As mentioned before .assign() can basically do everything wished by the original post. The only problem would be the necessity to use .assign multiple times. Nevertheless, I guess that there is potential for creating a .mutate(), which is closer too R's version and might help people to migrate without actually changing this necessity. It might even provide a simpler/maybe cleaner syntax to pythonistas (without the lambda boilerplate).

Proposed syntax

(pd.read_csv('https://tinyurl.com/quick-mtcars-csv')
 .select_columns(['mpg', 'cyl'])
 .mutate(mpg_edit = "mpg * 2 - 5" ,
         mpg_edit_plus_cyl = "mpg_edit + cyl")

Basically, I suggest to just assign a string (containing an expression) to a variable (name of new column). All column names inside of the strings are replaced by a dataframe.column_name plus the assignment to the new column_name and the lambda boilerplate before this string ("column_name = lambda dataframe: ...."). This new string is than evaluated using python's .eval() (Later, I will discuss why I think that I can use .eval() here).

Of course, the syntax inside of the string should consider some problems (which can be solved by a pandas.eval() and pandas.query() like syntax):

Now, the syntax can look like this:

df = pd.DataFrame({'a':[1,2,3,4], 'b': [5,6,7,8], 'c O l': ["a","b", "c", "d"]})
(df
   .mutate(c = 'a+b',  # easy syntax still works
           d = '`c O l` + "d"*2', # column_name with white space 
           mean = 'a.mean() + b.mean() + c.mean()', 
           e = 'a.@mean()') # because we assigned a mean column we have to use @
)

In other words, using this implementation we can use normal python, still work with non tidy column_names and use objects (e.g. functions) with the same name as a column in our df. Note that this implementation can also not assign to the same column twice inside of one .mutate() call. I would argue that it is ok too use multiple .mutate() calls for such an occasion (but I am open for suggestions) . Also, note that I decided against just wrapping pd.eval(), because it seems to be (only) optimized for number operations and does not handle string operations as the syntax above.

Problems?

  1. This implementation only works with ordered **kwargs, but from how I understand it pyjanitor only supports 3.6 and above, which all have them (as far as I know).
  2. Using the evil .eval() Using .eval() is usually not very pythonic and can lead to security problems.
    • security: First I want to stress that I am not an expert in this topic and only describe how I see it. So from my understanding .eval() is only a security problem when exposed to third parties. It allows the injection of malicious code. To be honest, I don't see how this is a problem for a tool aimed at (Data) Scientists etc. who enter the evaluated strings themselves. Still, it might be good to add a user warning for people considering to pipe other user's input into such a .mutate(), which can be considered as a security problem and is not the intended use case.
    • not pythonic: Here, I would just refer to Raymond Hettinger - Beyond PEP 8 (https://youtu.be/wf-BqAjZb8M?t=2920).

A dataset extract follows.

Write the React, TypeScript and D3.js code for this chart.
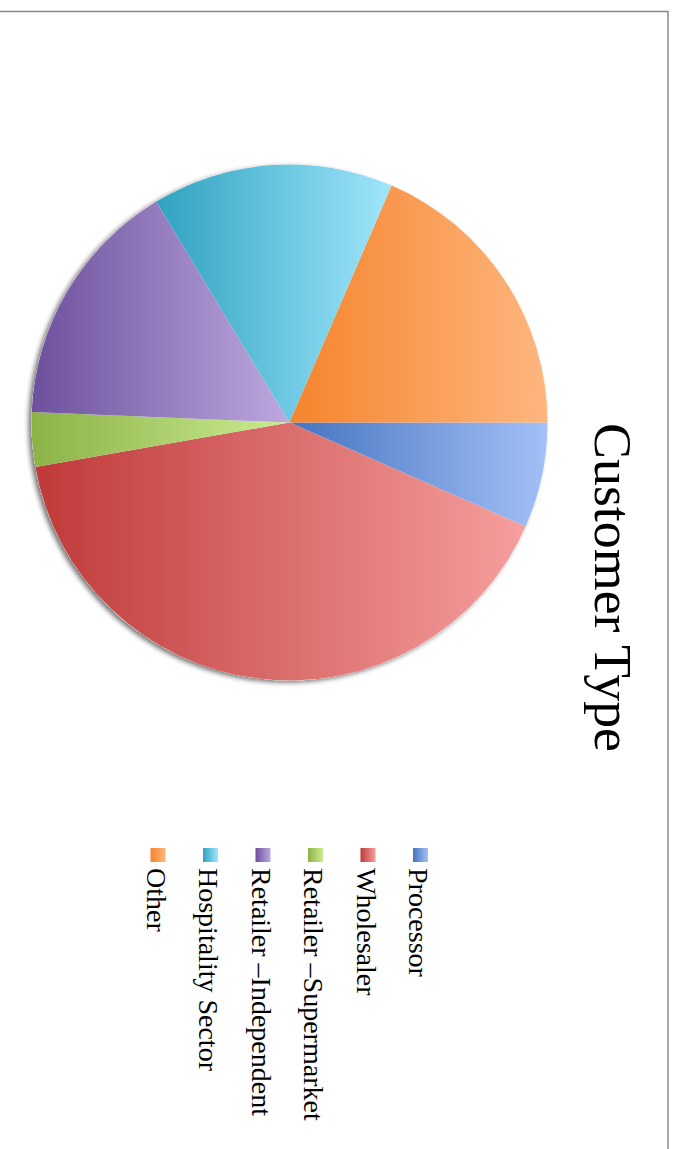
import React from "react";
import * as d3 from "d3";

const categories = [
  "Processor",
  "Wholesaler",
  "Retailer \u2013Supermarket",
  "Retailer \u2013Independent",
  "Hospitality Sector",
  "Other",
];
const values = [6.6, 40.6, 3.4, 15.7, 15.1, 18.5];
const darkColors = ["#4574bf", "#bf3a39", "#8cb247", "#6d509d", "#2fa2c0", "#f5842c"];
const lightColors = ["#a3c0f7", "#f59f9e", "#cbec92", "#bca9de", "#a0e6fb", "#feb67f"];
const title = "Customer Type";

export default function App() {
  const W = 676;
  const H = 1149;
  const cx = 289.5;
  const cy = 422.5;
  const r = 258;

  const pie = d3
    .pie<number>()
    .sort(null)
    .startAngle(Math.PI / 2)
    .endAngle(Math.PI / 2 + 2 * Math.PI);
  const arcs = pie(values);
  const arc = d3.arc<d3.PieArcDatum<number>>().innerRadius(0).outerRadius(r);

  const legendX = d3
    .scalePoint<string>()
    .domain(categories)
    .range([420.5, 158]);

  return (
    <svg
      width={W}
      height={H}
      style={{ position: "absolute", left: 0, top: 0, background: "#fff" }}
    >
      <defs>
        {categories.map((c, i) => (
          <linearGradient key={c} id={`g${i}`} x1="0" y1="0" x2="1" y2="0">
            <stop offset="0" stopColor={darkColors[i]} />
            <stop offset="1" stopColor={lightColors[i]} />
          </linearGradient>
        ))}
        {categories.map((c, i) => (
          <linearGradient key={"l" + c} id={`lg${i}`} x1="0" y1="0" x2="1" y2="0">
            <stop offset="0" stopColor={darkColors[i]} />
            <stop offset="1" stopColor={lightColors[i]} />
          </linearGradient>
        ))}
        <filter id="shadow" x="-20%" y="-20%" width="140%" height="140%">
          <feGaussianBlur in="SourceAlpha" stdDeviation="2.5" />
          <feOffset dx="-3" dy="2" result="off" />
          <feComponentTransfer>
            <feFuncA type="linear" slope="0.55" />
          </feComponentTransfer>
          <feMerge>
            <feMergeNode />
            <feMergeNode in="SourceGraphic" />
          </feMerge>
        </filter>
      </defs>

      <line x1={0} y1={11.5} x2={668.5} y2={11.5} stroke="#8a8a8a" strokeWidth={1.5} />
      <line x1={668} y1={11} x2={668} y2={H} stroke="#8a8a8a" strokeWidth={1.5} />

      <g transform={`translate(${cx},${cy})`}>
        <circle r={r} fill="#fff" filter="url(#shadow)" />
        {arcs.map((a, i) => (
          <path key={categories[i]} d={arc(a) || ""} fill={`url(#g${i})`} />
        ))}
      </g>

      <text
        transform={`translate(595,423) rotate(90)`}
        fontFamily="'Liberation Serif', 'Times New Roman', serif"
        fontSize={52}
        fill="#000"
        textLength={329}
        lengthAdjust="spacingAndGlyphs"
      >
        {title}
      </text>

      {categories.map((c, i) => {
        const x = legendX(c) as number;
        return (
          <g key={c}>
            <rect x={x - 7.5} y={848} width={15} height={14} fill={`url(#lg${i})`} />
            <text
              transform={`translate(${x - 11.5},868) rotate(90)`}
              fontFamily="'Liberation Serif', 'Times New Roman', serif"
              fontSize={28}
              fill="#000"
            >
              {c}
            </text>
          </g>
        );
      })}
    </svg>
  );
}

Sometimes .eval() is the best/only option, but I am open for trying other things I might have missed.

If you agree that such a .mutate() method might be helpful I can adjust my code to the PR rules and then PR it.

PS: If it is really important to have the ability to use one column name twice inside of the same .mutate(), I can change the *kwargs to args, where the user inputs Tuples of ('col_name', 'assignment_string').

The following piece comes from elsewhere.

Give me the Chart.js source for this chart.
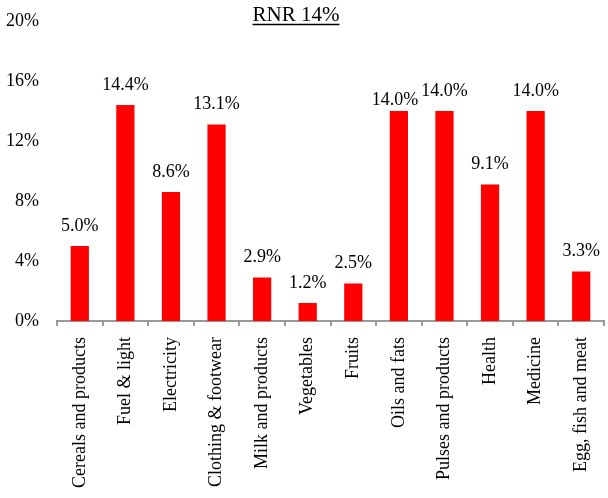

The resulting syntax would look like this:

import pandas as pd
import janitor

(pd.read_csv('https://tinyurl.com/quick-mtcars-csv')
 .select_columns(['mpg', 'cyl'])
 .assign(('mpg_edit', 'mpg * 2'),
         ('mpg_edit' , 'mpg_edit - 5'),  # this would be new
         ('mpg_edit_plus_cyl',  'mpg_edit + cyl'))
)

Everything else would be as previously mentioned (including \@ and ` notations). Personally, I prefer the non Tuple version, because the syntax seems clearer/cleaner too me.

markfairbanks commented 4 years ago

@samihamdan The original request came since as a R user/developer, I didn't understand why .assign() didn't use a string to name a new column.

For example, this is how I thought .assign() should work:

df.assign('mpg_edit' =  lambda x: x.mpg * 2)

As opposed to the actual syntax of:

df.assign(mpg_edit =  lambda x: x.mpg * 2)

It seemed "unpythonic" to use an unquoted name. As I've been using python more, I now realize this is a result of using **kwargs, much like using ... in R.

I think using .eval(), though pretty slick, could lead to some unnecessary confusion from the user.

My thought to @ericmjl would be to close this issue and let users just use .assign(), and just chalk this up to an R user misunderstanding the internals of python!